- Task details:
Type out the complete listing below word for word, without its pictures.

— Start of Information provided —

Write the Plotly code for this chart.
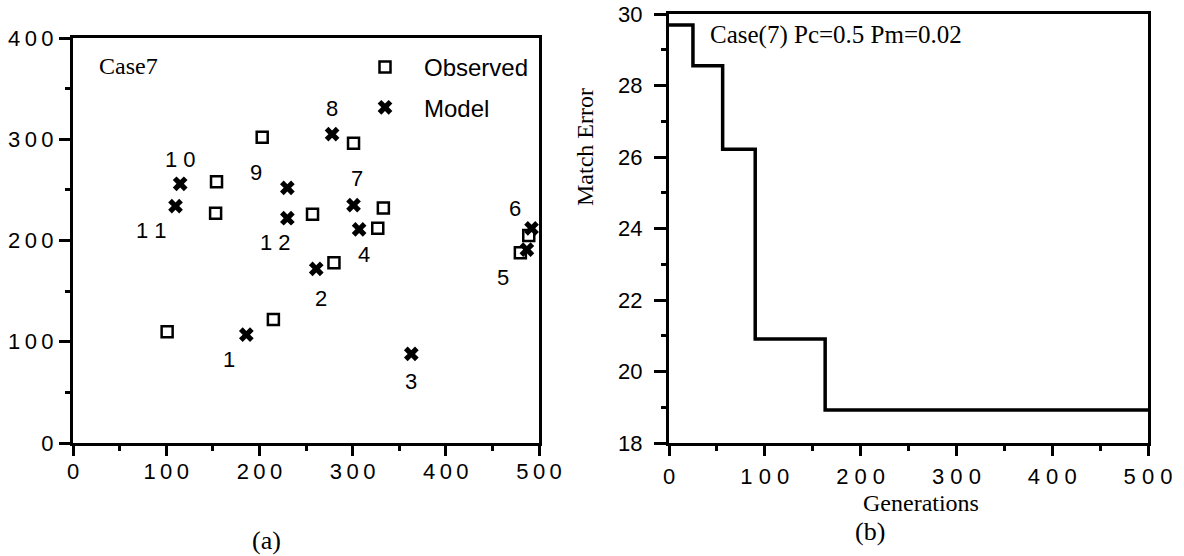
import plotly.graph_objects as go

# ---- data: panel (a) ----
obs_x = [101, 215, 280, 327, 480, 489, 333, 301, 203, 154, 153, 257]
obs_y = [110, 122, 178, 212, 188, 205, 232, 296, 302, 258, 227, 226]

model_labels = ["1", "2", "3", "4", "5", "6", "7", "8", "9", "1 0", "1 1", "1 2"]
model_x = [186, 261, 363, 307, 487, 492, 301, 278, 230, 115, 110, 230]
model_y = [107, 172, 88, 211, 191, 212, 235, 305, 252, 256, 234, 222]

# ---- data: panel (b) ----
gen_x = [0, 25, 56, 90, 163, 500]
err_y = [29.69, 28.55, 26.22, 20.91, 18.92, 18.92]

T = "\u2009"
tick_a_vals = [0, 100, 200, 300, 400, 500]
tick_a_text = ["0", T.join("100"), T.join("200"), T.join("300"), T.join("400"), T.join("500")]
tick_ay_vals = [0, 100, 200, 300, 400]
tick_ay_text = ["0", T.join("100"), T.join("200"), T.join("300"), T.join("400")]
tick_b_vals = [0, 100, 200, 300, 400, 500]
tick_b_text = ["0", "1 0 0", "2 0 0", "3 0 0", "4 0 0", "5 0 0"]
tick_by_vals = [18, 20, 22, 24, 26, 28, 30]

# label offsets in pixels (dx, dy_down) for the model labels
label_shift = [(-17, 25), (5, 30), (0, 28), (5, 25), (-24, 28), (-17, -20),
               (3, -27), (0, -26), (-31, -15), (0, -24), (-24, 24), (-12, 24)]

W, H = 1184, 556
SANS = "Liberation Sans, Arial, sans-serif"
SERIF = "Liberation Serif, Times New Roman, serif"

def px(v):
    return v / W

def py(v):
    return 1 - v / H

fig = go.Figure()
fig.add_trace(go.Scatter(
    x=obs_x, y=obs_y, mode="markers", name="Observed",
    marker=dict(symbol="square-open", size=11, color="black", line=dict(width=2.5, color="black")),
    xaxis="x", yaxis="y", legendgroup="a"))
fig.add_trace(go.Scatter(
    x=model_x, y=model_y, mode="markers", name="Model",
    marker=dict(symbol="x", size=13, color="black", line=dict(width=0)),
    xaxis="x", yaxis="y", legendgroup="b"))
fig.add_trace(go.Scatter(
    x=gen_x, y=err_y, mode="lines", line=dict(shape="hv", color="black", width=3.5),
    showlegend=False, xaxis="x2", yaxis="y2"))

ann = []
for lab, x, y, (dx, dy) in zip(model_labels, model_x, model_y, label_shift):
    ann.append(dict(x=x, y=y, xref="x", yref="y", text=lab, showarrow=False,
                    xshift=dx, yshift=-dy, font=dict(family=SANS, size=22, color="black")))

def txt(x, y, text, size=24, xanchor="center", textangle=0, family=SERIF):
    return dict(x=px(x), y=py(y), xref="paper", yref="paper", text=text,
                showarrow=False, xanchor=xanchor, yanchor="middle", textangle=textangle,
                font=dict(family=family, size=size, color="black"))

ann += [
    txt(97, 66, "Case7", xanchor="left"),
    txt(708, 35, "Case(7) Pc=0.5 Pm=0.02", size=25, xanchor="left"),
    txt(585, 147, "Match Error", textangle=-90),
    txt(921, 503, "Generations"),
    txt(266, 540, "(a)", size=26),
    txt(870, 531, "(b)", size=26),
]

axis_common = dict(showline=True, linewidth=3, linecolor="black", mirror=True,
                   showgrid=False, zeroline=False, ticks="outside", tickwidth=2.5,
                   tickcolor="black", automargin=False,
                   tickfont=dict(family=SANS, size=22, color="black"))
minor_common = dict(ticks="outside", ticklen=5, tickwidth=2.5, tickcolor="black")

fig.update_layout(
    width=W, height=H, margin=dict(l=0, r=0, t=0, b=0, autoexpand=False),
    paper_bgcolor="white", plot_bgcolor="white",
    showlegend=True,
    legend=dict(x=px(346), y=py(45), xanchor="left", yanchor="top", itemwidth=68,
                bgcolor="rgba(0,0,0,0)", font=dict(family=SANS, size=24, color="black"),
                traceorder="grouped", tracegroupgap=6),
    xaxis=dict(domain=[px(73), px(539)], range=[0, 500], anchor="y",
               tickvals=tick_a_vals, ticktext=tick_a_text, ticklen=10, ticklabelstandoff=-3,
               minor=dict(dtick=50, **minor_common), **axis_common),
    yaxis=dict(domain=[py(443), py(38)], range=[0, 400], anchor="x",
               tickvals=tick_ay_vals, ticktext=tick_ay_text, ticklen=11, ticklabelstandoff=1,
               minor=dict(dtick=50, **minor_common), **axis_common),
    xaxis2=dict(domain=[px(669), px(1148)], range=[0, 500], anchor="y2",
                tickvals=tick_b_vals, ticktext=tick_b_text, ticklen=10, ticklabelstandoff=2,
                minor=dict(dtick=50, **minor_common), **axis_common),
    yaxis2=dict(domain=[py(443), py(14)], range=[18, 30], anchor="x2",
                tickvals=tick_by_vals, ticklen=12, ticklabelstandoff=7,
                minor=dict(dtick=1, **minor_common), **axis_common),
    annotations=ann,
)

fig.write_html("out.html", config={"displayModeBar": False},
               post_script="document.body.style.margin='0';")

— End of Information provided —

- Problem solution:
Write the Plotly code for this chart.
import plotly.graph_objects as go

# ---- data: panel (a) ----
obs_x = [101, 215, 280, 327, 480, 489, 333, 301, 203, 154, 153, 257]
obs_y = [110, 122, 178, 212, 188, 205, 232, 296, 302, 258, 227, 226]

model_labels = ["1", "2", "3", "4", "5", "6", "7", "8", "9", "1 0", "1 1", "1 2"]
model_x = [186, 261, 363, 307, 487, 492, 301, 278, 230, 115, 110, 230]
model_y = [107, 172, 88, 211, 191, 212, 235, 305, 252, 256, 234, 222]

# ---- data: panel (b) ----
gen_x = [0, 25, 56, 90, 163, 500]
err_y = [29.69, 28.55, 26.22, 20.91, 18.92, 18.92]

T = "\u2009"
tick_a_vals = [0, 100, 200, 300, 400, 500]
tick_a_text = ["0", T.join("100"), T.join("200"), T.join("300"), T.join("400"), T.join("500")]
tick_ay_vals = [0, 100, 200, 300, 400]
tick_ay_text = ["0", T.join("100"), T.join("200"), T.join("300"), T.join("400")]
tick_b_vals = [0, 100, 200, 300, 400, 500]
tick_b_text = ["0", "1 0 0", "2 0 0", "3 0 0", "4 0 0", "5 0 0"]
tick_by_vals = [18, 20, 22, 24, 26, 28, 30]

# label offsets in pixels (dx, dy_down) for the model labels
label_shift = [(-17, 25), (5, 30), (0, 28), (5, 25), (-24, 28), (-17, -20),
               (3, -27), (0, -26), (-31, -15), (0, -24), (-24, 24), (-12, 24)]

W, H = 1184, 556
SANS = "Liberation Sans, Arial, sans-serif"
SERIF = "Liberation Serif, Times New Roman, serif"

def px(v):
    return v / W

def py(v):
    return 1 - v / H

fig = go.Figure()
fig.add_trace(go.Scatter(
    x=obs_x, y=obs_y, mode="markers", name="Observed",
    marker=dict(symbol="square-open", size=11, color="black", line=dict(width=2.5, color="black")),
    xaxis="x", yaxis="y", legendgroup="a"))
fig.add_trace(go.Scatter(
    x=model_x, y=model_y, mode="markers", name="Model",
    marker=dict(symbol="x", size=13, color="black", line=dict(width=0)),
    xaxis="x", yaxis="y", legendgroup="b"))
fig.add_trace(go.Scatter(
    x=gen_x, y=err_y, mode="lines", line=dict(shape="hv", color="black", width=3.5),
    showlegend=False, xaxis="x2", yaxis="y2"))

ann = []
for lab, x, y, (dx, dy) in zip(model_labels, model_x, model_y, label_shift):
    ann.append(dict(x=x, y=y, xref="x", yref="y", text=lab, showarrow=False,
                    xshift=dx, yshift=-dy, font=dict(family=SANS, size=22, color="black")))

def txt(x, y, text, size=24, xanchor="center", textangle=0, family=SERIF):
    return dict(x=px(x), y=py(y), xref="paper", yref="paper", text=text,
                showarrow=False, xanchor=xanchor, yanchor="middle", textangle=textangle,
                font=dict(family=family, size=size, color="black"))

ann += [
    txt(97, 66, "Case7", xanchor="left"),
    txt(708, 35, "Case(7) Pc=0.5 Pm=0.02", size=25, xanchor="left"),
    txt(585, 147, "Match Error", textangle=-90),
    txt(921, 503, "Generations"),
    txt(266, 540, "(a)", size=26),
    txt(870, 531, "(b)", size=26),
]

axis_common = dict(showline=True, linewidth=3, linecolor="black", mirror=True,
                   showgrid=False, zeroline=False, ticks="outside", tickwidth=2.5,
                   tickcolor="black", automargin=False,
                   tickfont=dict(family=SANS, size=22, color="black"))
minor_common = dict(ticks="outside", ticklen=5, tickwidth=2.5, tickcolor="black")

fig.update_layout(
    width=W, height=H, margin=dict(l=0, r=0, t=0, b=0, autoexpand=False),
    paper_bgcolor="white", plot_bgcolor="white",
    showlegend=True,
    legend=dict(x=px(346), y=py(45), xanchor="left", yanchor="top", itemwidth=68,
                bgcolor="rgba(0,0,0,0)", font=dict(family=SANS, size=24, color="black"),
                traceorder="grouped", tracegroupgap=6),
    xaxis=dict(domain=[px(73), px(539)], range=[0, 500], anchor="y",
               tickvals=tick_a_vals, ticktext=tick_a_text, ticklen=10, ticklabelstandoff=-3,
               minor=dict(dtick=50, **minor_common), **axis_common),
    yaxis=dict(domain=[py(443), py(38)], range=[0, 400], anchor="x",
               tickvals=tick_ay_vals, ticktext=tick_ay_text, ticklen=11, ticklabelstandoff=1,
               minor=dict(dtick=50, **minor_common), **axis_common),
    xaxis2=dict(domain=[px(669), px(1148)], range=[0, 500], anchor="y2",
                tickvals=tick_b_vals, ticktext=tick_b_text, ticklen=10, ticklabelstandoff=2,
                minor=dict(dtick=50, **minor_common), **axis_common),
    yaxis2=dict(domain=[py(443), py(14)], range=[18, 30], anchor="x2",
                tickvals=tick_by_vals, ticklen=12, ticklabelstandoff=7,
                minor=dict(dtick=1, **minor_common), **axis_common),
    annotations=ann,
)

fig.write_html("out.html", config={"displayModeBar": False},
               post_script="document.body.style.margin='0';")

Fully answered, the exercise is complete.